“It’s almost like the version of Priests that made Nothing Feels Natural really died,” D.C.-based trio Priests are quoted as saying in a preview of their new album, The Seduction of Kansas. This death, which was followed by prompt rebirth, Jenn Pelly writes, came in part due to bassist Taylor Mulitz’s decision to devote himself more fully to his other project, Flasher. Priests seized the opportunity to reimagine themselves in a more poppy vein, also bringing in producer John Congleton, who has worked with artists ranging from Earl Sweatshirt to bands like Modest Mouse. The resulting sound, or at least what’s hinted at by “The Seduction of Kansas,” is something that not all listeners seem particularly thrilled about it, as evident from the comments on the YouTube upload of the music video and this thread on the r/indieheads subreddit.

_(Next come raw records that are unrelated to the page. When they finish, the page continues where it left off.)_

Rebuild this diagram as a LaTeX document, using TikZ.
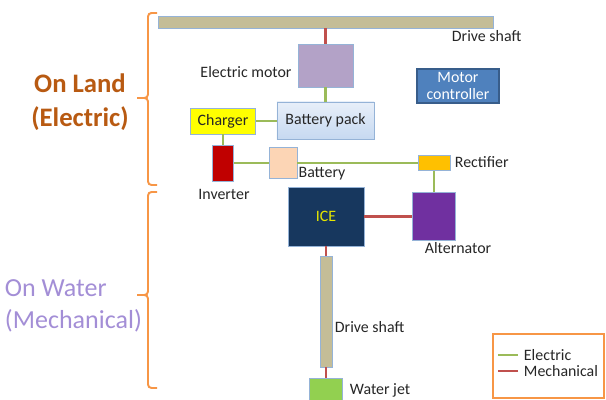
\documentclass[tikz,border=0pt]{standalone}
\usepackage{fontspec}
\setmainfont{Carlito}
\usepackage{xcolor}
\definecolor{shaftTan}{HTML}{C4BD97}
\definecolor{motorLilac}{HTML}{B3A2C7}
\definecolor{packBlueTop}{HTML}{E8EFF9}
\definecolor{packBlueBot}{HTML}{C6D9F1}
\definecolor{chargerYellow}{HTML}{FFFF00}
\definecolor{inverterRed}{HTML}{C00000}
\definecolor{batteryPeach}{HTML}{FCD5B5}
\definecolor{rectOrange}{HTML}{FFC000}
\definecolor{ctrlBlue}{HTML}{4F81BD}
\definecolor{ctrlEdge}{HTML}{385D8A}
\definecolor{iceNavy}{HTML}{17375E}
\definecolor{iceYellow}{HTML}{E6E600}
\definecolor{altPurple}{HTML}{7030A0}
\definecolor{jetGreen}{HTML}{92D050}
\definecolor{lineGreen}{HTML}{9BBB59}
\definecolor{lineRed}{HTML}{C0504D}
\definecolor{braceOrange}{HTML}{F79646}
\definecolor{landBrown}{HTML}{B85A12}
\definecolor{waterLilac}{HTML}{A38ED6}
\definecolor{edgeBlue}{HTML}{95B3D7}
\definecolor{textGray}{HTML}{262626}

\begin{document}
\begin{tikzpicture}[x=0.025cm, y=-0.025cm,
  every node/.style={font=\fontsize{11.3}{13.5}\selectfont, text=textGray},
  part/.style={draw=edgeBlue, line width=0.6pt, inner sep=0pt},
  elec/.style={line width=2pt, lineGreen},
  mech/.style={line width=2pt, lineRed},
  sidebrace/.style={line width=1.4pt, braceOrange, rounded corners=2.5pt}]
  \useasboundingbox (0,0) rectangle (606,400);

  % Modes on the left
  \node[font=\fontsize{19}{24}\selectfont\bfseries, text=landBrown, align=center]
        (land) at (80,102) {On Land\\(Electric)};
  \node[font=\fontsize{18.5}{23}\selectfont, text=waterLilac, align=left, anchor=west]
        (water) at (0,306) {On Water\\(Mechanical)};
  \draw[sidebrace] (157,13) -- (148,13) -- (148,98) -- (137,98);
  \draw[sidebrace] (137,98) -- (148,98) -- (148,185) -- (157,185);
  \draw[sidebrace] (157,192) -- (148,192) -- (148,295) -- (137,295);
  \draw[sidebrace] (137,295) -- (148,295) -- (148,388) -- (157,388);

  % Land part: motor, batteries and charging
  \node[part, fill=shaftTan, minimum width=8.375cm, minimum height=0.3cm] (shafttop) at (325.5,22) {};
  \node[anchor=west] (shafttoplbl) at (447,36) {Drive shaft};
  \node[part, fill=motorLilac, minimum width=1.375cm, minimum height=1.075cm] (motor) at (325.5,65.5) {};
  \node (motorlbl) at (246,72) {Electric motor};
  \node[part, top color=packBlueTop, bottom color=packBlueBot, minimum width=2.425cm,
        minimum height=0.925cm] (pack) at (325.5,120.5) {Battery pack};
  \node[part, fill=chargerYellow, minimum width=1.625cm, minimum height=0.65cm] (charger) at (223,121) {Charger};
  \node[part, fill=inverterRed, minimum width=0.525cm, minimum height=0.9cm] (inverter) at (223,163) {};
  \node (inverterlbl) at (224,194) {Inverter};
  \node[part, fill=batteryPeach, minimum width=0.7cm, minimum height=0.775cm] (battery) at (283,163) {};
  \node (batterylbl) at (322,174) {Battery};
  \node[part, fill=rectOrange, minimum width=0.8cm, minimum height=0.375cm] (rectifier) at (434,163) {};
  \node[anchor=west] (rectifierlbl) at (450,162) {Rectifier};
  \node[draw=ctrlEdge, line width=0.8pt, fill=ctrlBlue, text=white, align=center, inner sep=0pt,
        minimum width=2.05cm, minimum height=0.85cm] (controller) at (458,86) {Motor\\[-2pt]controller};

  % Water part: engine and jet
  \node[part, fill=iceNavy, text=iceYellow, minimum width=1.9cm, minimum height=1.475cm] (ice) at (326,216.5) {ICE};
  \node[part, fill=altPurple, minimum width=1.075cm, minimum height=1.2cm] (alternator) at (434,216.5) {};
  \node (alternatorlbl) at (458,248) {Alternator};
  \node[part, fill=shaftTan, minimum width=0.3cm, minimum height=2.775cm] (shaftlow) at (326,311.5) {};
  \node[anchor=west] (shaftlowlbl) at (330,327) {Drive shaft};
  \node[part, fill=jetGreen, minimum width=0.825cm, minimum height=0.6cm] (jet) at (326,390) {};
  \node[anchor=west] (jetlbl) at (345,390) {Water jet};

  % Connections
  \draw[mech] (motor.north) -- (motor.north |- shafttop.south);
  \draw[elec] (motor.south) -- (pack.north);
  \draw[elec] (charger.east) -- (pack.west |- charger.east);
  \draw[elec] (charger.south) -- (inverter.north);
  \draw[elec] (inverter.east) -- (battery.west);
  \draw[elec] (battery.east) -- (rectifier.west);
  \draw[elec] (rectifier.south) -- (alternator.north);
  \draw[mech] (ice.east) -- (alternator.west);
  \draw[mech] (ice.south) -- (shaftlow.north);
  \draw[mech] (shaftlow.south) -- (jet.north);

  % Legend
  \node[draw=braceOrange, line width=1pt, minimum width=2.775cm, minimum height=1.6cm] (legend) at (548.5,366) {};
  \node[anchor=west] (legelec) at (519,355) {Electric};
  \node[anchor=west] (legmech) at (519,371) {Mechanical};
  \draw[elec] (legelec.west) ++(-1,0) -- ++(-20,0);
  \draw[mech] (legmech.west) ++(-1,0) -- ++(-20,0);
\end{tikzpicture}
\end{document}
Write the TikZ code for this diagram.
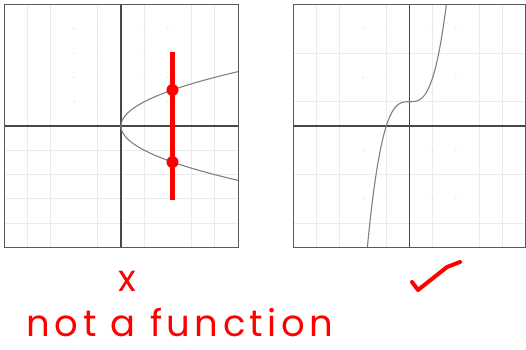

To their credit, Priests anticipated the divisiveness of their new material. Back in November, vocalist Katie Alice Greer tweeted from the band’s account, “I don’t think these are the songs some of you will have *wanted* us to make, especially if you liked (Nothing Feels Natural) & just wanted (Nothing Feels Natural) 2.”
In any event, to point to the band’s reorientation towards pop as evidence — or, worse, proof — that they have “sold out” is to miss the point entirely. “The Seduction of Kansas” is accessible but ominous and, lyrically, just as politically charged as 2017’s Nothing Feels Natural, if more vaguely poetic. In the song’s music video, Greer, drummer/vocalist Daniele Daniele and guitarist G.L. Jaguar dance across various ballrooms of a Victorian estate, sometimes pausing for close-ups in which they caress the busts of white men whom I presume are now dead.
We occasionally watch the video from an additional remove, as guests in a movie theater, able to see other seats lined up before the screen. As a direct tie-in, the song’s most biting lyric comes at the end of the first verse, when Greer sings, “It’s the last picture show, all the cowboys they get ready / For a drawn-out charismatic parody of what a country thought it used to be.” It’s a line that immediately calls to mind every instance that anyone, from a powerful politician to a stranger on Twitter, has said, “This is not what America stands for!” in the past two-and-a-half years, while also addressing the tired absurdity of it all. America has been up to all kinds of skeevy bullshit for as long as it’s been around, and Priests have always been — and still are — interested in putting the mindset that ignores that fact on blast.